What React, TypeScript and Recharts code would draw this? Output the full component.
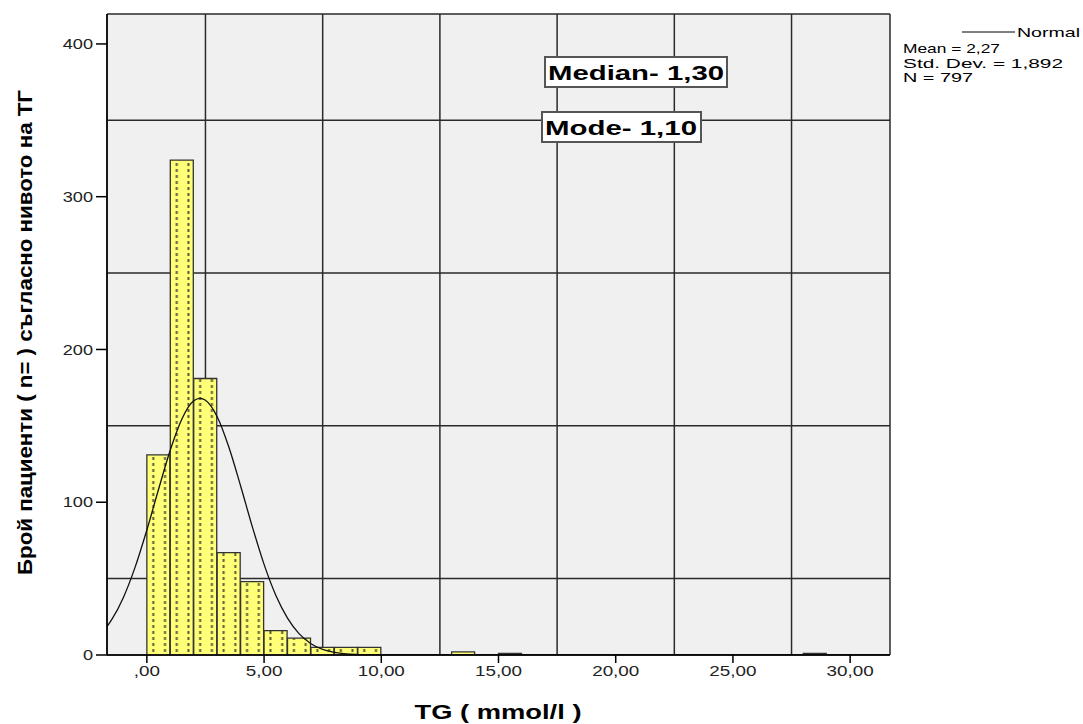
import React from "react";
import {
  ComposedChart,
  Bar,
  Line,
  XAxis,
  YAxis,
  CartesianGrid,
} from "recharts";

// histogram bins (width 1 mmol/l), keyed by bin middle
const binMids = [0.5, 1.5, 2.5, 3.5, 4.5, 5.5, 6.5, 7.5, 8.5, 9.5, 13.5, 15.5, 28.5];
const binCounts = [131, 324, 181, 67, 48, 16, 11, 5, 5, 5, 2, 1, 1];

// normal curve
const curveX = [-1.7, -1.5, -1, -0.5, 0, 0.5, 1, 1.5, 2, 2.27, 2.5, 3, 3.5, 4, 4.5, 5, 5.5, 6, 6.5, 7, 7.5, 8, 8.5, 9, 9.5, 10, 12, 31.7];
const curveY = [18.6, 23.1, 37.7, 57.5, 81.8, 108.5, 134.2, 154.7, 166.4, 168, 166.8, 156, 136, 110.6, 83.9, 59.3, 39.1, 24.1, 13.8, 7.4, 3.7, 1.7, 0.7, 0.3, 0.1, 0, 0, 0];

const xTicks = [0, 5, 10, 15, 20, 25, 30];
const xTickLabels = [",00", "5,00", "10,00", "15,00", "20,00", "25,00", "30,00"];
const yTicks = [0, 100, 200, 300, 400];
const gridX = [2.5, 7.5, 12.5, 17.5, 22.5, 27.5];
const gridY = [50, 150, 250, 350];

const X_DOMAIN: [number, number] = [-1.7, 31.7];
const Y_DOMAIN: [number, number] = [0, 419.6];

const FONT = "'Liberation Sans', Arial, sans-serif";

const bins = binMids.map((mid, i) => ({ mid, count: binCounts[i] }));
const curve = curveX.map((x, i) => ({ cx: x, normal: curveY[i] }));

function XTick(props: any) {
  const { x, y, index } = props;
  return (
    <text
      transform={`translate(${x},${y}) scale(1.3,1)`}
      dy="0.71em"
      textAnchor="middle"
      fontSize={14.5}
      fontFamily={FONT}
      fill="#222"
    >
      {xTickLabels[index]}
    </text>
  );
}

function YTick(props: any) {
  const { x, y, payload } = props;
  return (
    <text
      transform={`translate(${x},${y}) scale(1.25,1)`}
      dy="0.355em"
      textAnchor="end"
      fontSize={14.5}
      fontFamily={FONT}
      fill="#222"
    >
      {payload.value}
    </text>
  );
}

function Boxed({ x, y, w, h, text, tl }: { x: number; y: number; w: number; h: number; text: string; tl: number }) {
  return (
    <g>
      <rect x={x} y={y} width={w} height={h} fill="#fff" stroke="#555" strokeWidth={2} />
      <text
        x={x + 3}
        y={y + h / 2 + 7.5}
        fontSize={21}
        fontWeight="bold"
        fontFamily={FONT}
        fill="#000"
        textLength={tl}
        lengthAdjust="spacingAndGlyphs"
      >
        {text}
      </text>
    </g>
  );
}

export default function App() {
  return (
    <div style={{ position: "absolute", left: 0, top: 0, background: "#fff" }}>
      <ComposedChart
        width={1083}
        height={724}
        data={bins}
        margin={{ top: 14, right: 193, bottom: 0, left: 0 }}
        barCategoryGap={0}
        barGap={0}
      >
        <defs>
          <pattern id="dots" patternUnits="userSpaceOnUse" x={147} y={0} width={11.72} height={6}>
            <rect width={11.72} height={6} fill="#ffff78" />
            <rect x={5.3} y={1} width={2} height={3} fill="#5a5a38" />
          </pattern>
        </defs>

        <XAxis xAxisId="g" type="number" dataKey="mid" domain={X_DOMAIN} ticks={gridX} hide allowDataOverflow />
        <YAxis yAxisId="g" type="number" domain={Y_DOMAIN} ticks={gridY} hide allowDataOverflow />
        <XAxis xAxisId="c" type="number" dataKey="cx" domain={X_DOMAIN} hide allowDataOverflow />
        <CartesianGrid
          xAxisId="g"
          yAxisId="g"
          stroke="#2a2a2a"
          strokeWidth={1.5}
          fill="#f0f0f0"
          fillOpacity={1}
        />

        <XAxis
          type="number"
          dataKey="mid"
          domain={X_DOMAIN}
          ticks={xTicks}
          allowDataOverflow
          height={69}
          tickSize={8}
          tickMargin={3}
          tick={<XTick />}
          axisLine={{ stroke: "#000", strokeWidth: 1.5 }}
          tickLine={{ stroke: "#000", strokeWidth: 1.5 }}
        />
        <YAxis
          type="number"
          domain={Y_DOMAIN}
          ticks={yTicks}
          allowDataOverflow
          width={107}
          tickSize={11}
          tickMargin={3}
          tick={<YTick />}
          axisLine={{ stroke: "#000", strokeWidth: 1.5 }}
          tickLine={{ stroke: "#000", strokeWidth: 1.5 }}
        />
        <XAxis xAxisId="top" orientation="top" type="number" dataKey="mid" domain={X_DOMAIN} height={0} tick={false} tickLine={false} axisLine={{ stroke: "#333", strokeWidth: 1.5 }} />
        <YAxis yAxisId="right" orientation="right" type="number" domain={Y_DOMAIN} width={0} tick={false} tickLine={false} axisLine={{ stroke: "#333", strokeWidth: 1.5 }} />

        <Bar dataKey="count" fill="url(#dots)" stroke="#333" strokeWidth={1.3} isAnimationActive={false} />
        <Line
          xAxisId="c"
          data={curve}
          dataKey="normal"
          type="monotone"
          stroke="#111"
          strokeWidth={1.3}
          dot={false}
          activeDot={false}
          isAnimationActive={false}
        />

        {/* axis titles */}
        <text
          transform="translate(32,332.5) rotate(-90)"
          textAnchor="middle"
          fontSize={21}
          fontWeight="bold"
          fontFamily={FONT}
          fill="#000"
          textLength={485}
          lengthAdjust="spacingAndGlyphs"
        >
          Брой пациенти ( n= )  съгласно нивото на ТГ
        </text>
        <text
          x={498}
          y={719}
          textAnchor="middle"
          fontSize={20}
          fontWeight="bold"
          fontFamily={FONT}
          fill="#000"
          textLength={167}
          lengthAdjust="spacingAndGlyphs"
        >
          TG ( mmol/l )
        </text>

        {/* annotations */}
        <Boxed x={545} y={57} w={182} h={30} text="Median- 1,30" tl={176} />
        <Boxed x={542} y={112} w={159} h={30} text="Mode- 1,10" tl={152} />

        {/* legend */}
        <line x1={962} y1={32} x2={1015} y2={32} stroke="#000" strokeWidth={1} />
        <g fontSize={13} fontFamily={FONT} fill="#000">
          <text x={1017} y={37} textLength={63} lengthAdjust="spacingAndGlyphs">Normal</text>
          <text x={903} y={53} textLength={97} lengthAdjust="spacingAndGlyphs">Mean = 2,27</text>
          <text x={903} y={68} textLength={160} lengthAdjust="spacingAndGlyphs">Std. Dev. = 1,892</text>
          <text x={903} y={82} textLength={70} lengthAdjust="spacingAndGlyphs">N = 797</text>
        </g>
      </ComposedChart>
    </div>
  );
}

* TASK REQUIREMENTS:
Return the material exactly as given, apart from the pictures.

* COMPLETE OUTPUT:
What React, TypeScript and Recharts code would draw this? Output the full component.
import React from "react";
import {
  ComposedChart,
  Bar,
  Line,
  XAxis,
  YAxis,
  CartesianGrid,
} from "recharts";

// histogram bins (width 1 mmol/l), keyed by bin middle
const binMids = [0.5, 1.5, 2.5, 3.5, 4.5, 5.5, 6.5, 7.5, 8.5, 9.5, 13.5, 15.5, 28.5];
const binCounts = [131, 324, 181, 67, 48, 16, 11, 5, 5, 5, 2, 1, 1];

// normal curve
const curveX = [-1.7, -1.5, -1, -0.5, 0, 0.5, 1, 1.5, 2, 2.27, 2.5, 3, 3.5, 4, 4.5, 5, 5.5, 6, 6.5, 7, 7.5, 8, 8.5, 9, 9.5, 10, 12, 31.7];
const curveY = [18.6, 23.1, 37.7, 57.5, 81.8, 108.5, 134.2, 154.7, 166.4, 168, 166.8, 156, 136, 110.6, 83.9, 59.3, 39.1, 24.1, 13.8, 7.4, 3.7, 1.7, 0.7, 0.3, 0.1, 0, 0, 0];

const xTicks = [0, 5, 10, 15, 20, 25, 30];
const xTickLabels = [",00", "5,00", "10,00", "15,00", "20,00", "25,00", "30,00"];
const yTicks = [0, 100, 200, 300, 400];
const gridX = [2.5, 7.5, 12.5, 17.5, 22.5, 27.5];
const gridY = [50, 150, 250, 350];

const X_DOMAIN: [number, number] = [-1.7, 31.7];
const Y_DOMAIN: [number, number] = [0, 419.6];

const FONT = "'Liberation Sans', Arial, sans-serif";

const bins = binMids.map((mid, i) => ({ mid, count: binCounts[i] }));
const curve = curveX.map((x, i) => ({ cx: x, normal: curveY[i] }));

function XTick(props: any) {
  const { x, y, index } = props;
  return (
    <text
      transform={`translate(${x},${y}) scale(1.3,1)`}
      dy="0.71em"
      textAnchor="middle"
      fontSize={14.5}
      fontFamily={FONT}
      fill="#222"
    >
      {xTickLabels[index]}
    </text>
  );
}

function YTick(props: any) {
  const { x, y, payload } = props;
  return (
    <text
      transform={`translate(${x},${y}) scale(1.25,1)`}
      dy="0.355em"
      textAnchor="end"
      fontSize={14.5}
      fontFamily={FONT}
      fill="#222"
    >
      {payload.value}
    </text>
  );
}

function Boxed({ x, y, w, h, text, tl }: { x: number; y: number; w: number; h: number; text: string; tl: number }) {
  return (
    <g>
      <rect x={x} y={y} width={w} height={h} fill="#fff" stroke="#555" strokeWidth={2} />
      <text
        x={x + 3}
        y={y + h / 2 + 7.5}
        fontSize={21}
        fontWeight="bold"
        fontFamily={FONT}
        fill="#000"
        textLength={tl}
        lengthAdjust="spacingAndGlyphs"
      >
        {text}
      </text>
    </g>
  );
}

export default function App() {
  return (
    <div style={{ position: "absolute", left: 0, top: 0, background: "#fff" }}>
      <ComposedChart
        width={1083}
        height={724}
        data={bins}
        margin={{ top: 14, right: 193, bottom: 0, left: 0 }}
        barCategoryGap={0}
        barGap={0}
      >
        <defs>
          <pattern id="dots" patternUnits="userSpaceOnUse" x={147} y={0} width={11.72} height={6}>
            <rect width={11.72} height={6} fill="#ffff78" />
            <rect x={5.3} y={1} width={2} height={3} fill="#5a5a38" />
          </pattern>
        </defs>

        <XAxis xAxisId="g" type="number" dataKey="mid" domain={X_DOMAIN} ticks={gridX} hide allowDataOverflow />
        <YAxis yAxisId="g" type="number" domain={Y_DOMAIN} ticks={gridY} hide allowDataOverflow />
        <XAxis xAxisId="c" type="number" dataKey="cx" domain={X_DOMAIN} hide allowDataOverflow />
        <CartesianGrid
          xAxisId="g"
          yAxisId="g"
          stroke="#2a2a2a"
          strokeWidth={1.5}
          fill="#f0f0f0"
          fillOpacity={1}
        />

        <XAxis
          type="number"
          dataKey="mid"
          domain={X_DOMAIN}
          ticks={xTicks}
          allowDataOverflow
          height={69}
          tickSize={8}
          tickMargin={3}
          tick={<XTick />}
          axisLine={{ stroke: "#000", strokeWidth: 1.5 }}
          tickLine={{ stroke: "#000", strokeWidth: 1.5 }}
        />
        <YAxis
          type="number"
          domain={Y_DOMAIN}
          ticks={yTicks}
          allowDataOverflow
          width={107}
          tickSize={11}
          tickMargin={3}
          tick={<YTick />}
          axisLine={{ stroke: "#000", strokeWidth: 1.5 }}
          tickLine={{ stroke: "#000", strokeWidth: 1.5 }}
        />
        <XAxis xAxisId="top" orientation="top" type="number" dataKey="mid" domain={X_DOMAIN} height={0} tick={false} tickLine={false} axisLine={{ stroke: "#333", strokeWidth: 1.5 }} />
        <YAxis yAxisId="right" orientation="right" type="number" domain={Y_DOMAIN} width={0} tick={false} tickLine={false} axisLine={{ stroke: "#333", strokeWidth: 1.5 }} />

        <Bar dataKey="count" fill="url(#dots)" stroke="#333" strokeWidth={1.3} isAnimationActive={false} />
        <Line
          xAxisId="c"
          data={curve}
          dataKey="normal"
          type="monotone"
          stroke="#111"
          strokeWidth={1.3}
          dot={false}
          activeDot={false}
          isAnimationActive={false}
        />

        {/* axis titles */}
        <text
          transform="translate(32,332.5) rotate(-90)"
          textAnchor="middle"
          fontSize={21}
          fontWeight="bold"
          fontFamily={FONT}
          fill="#000"
          textLength={485}
          lengthAdjust="spacingAndGlyphs"
        >
          Брой пациенти ( n= )  съгласно нивото на ТГ
        </text>
        <text
          x={498}
          y={719}
          textAnchor="middle"
          fontSize={20}
          fontWeight="bold"
          fontFamily={FONT}
          fill="#000"
          textLength={167}
          lengthAdjust="spacingAndGlyphs"
        >
          TG ( mmol/l )
        </text>

        {/* annotations */}
        <Boxed x={545} y={57} w={182} h={30} text="Median- 1,30" tl={176} />
        <Boxed x={542} y={112} w={159} h={30} text="Mode- 1,10" tl={152} />

        {/* legend */}
        <line x1={962} y1={32} x2={1015} y2={32} stroke="#000" strokeWidth={1} />
        <g fontSize={13} fontFamily={FONT} fill="#000">
          <text x={1017} y={37} textLength={63} lengthAdjust="spacingAndGlyphs">Normal</text>
          <text x={903} y={53} textLength={97} lengthAdjust="spacingAndGlyphs">Mean = 2,27</text>
          <text x={903} y={68} textLength={160} lengthAdjust="spacingAndGlyphs">Std. Dev. = 1,892</text>
          <text x={903} y={82} textLength={70} lengthAdjust="spacingAndGlyphs">N = 797</text>
        </g>
      </ComposedChart>
    </div>
  );
}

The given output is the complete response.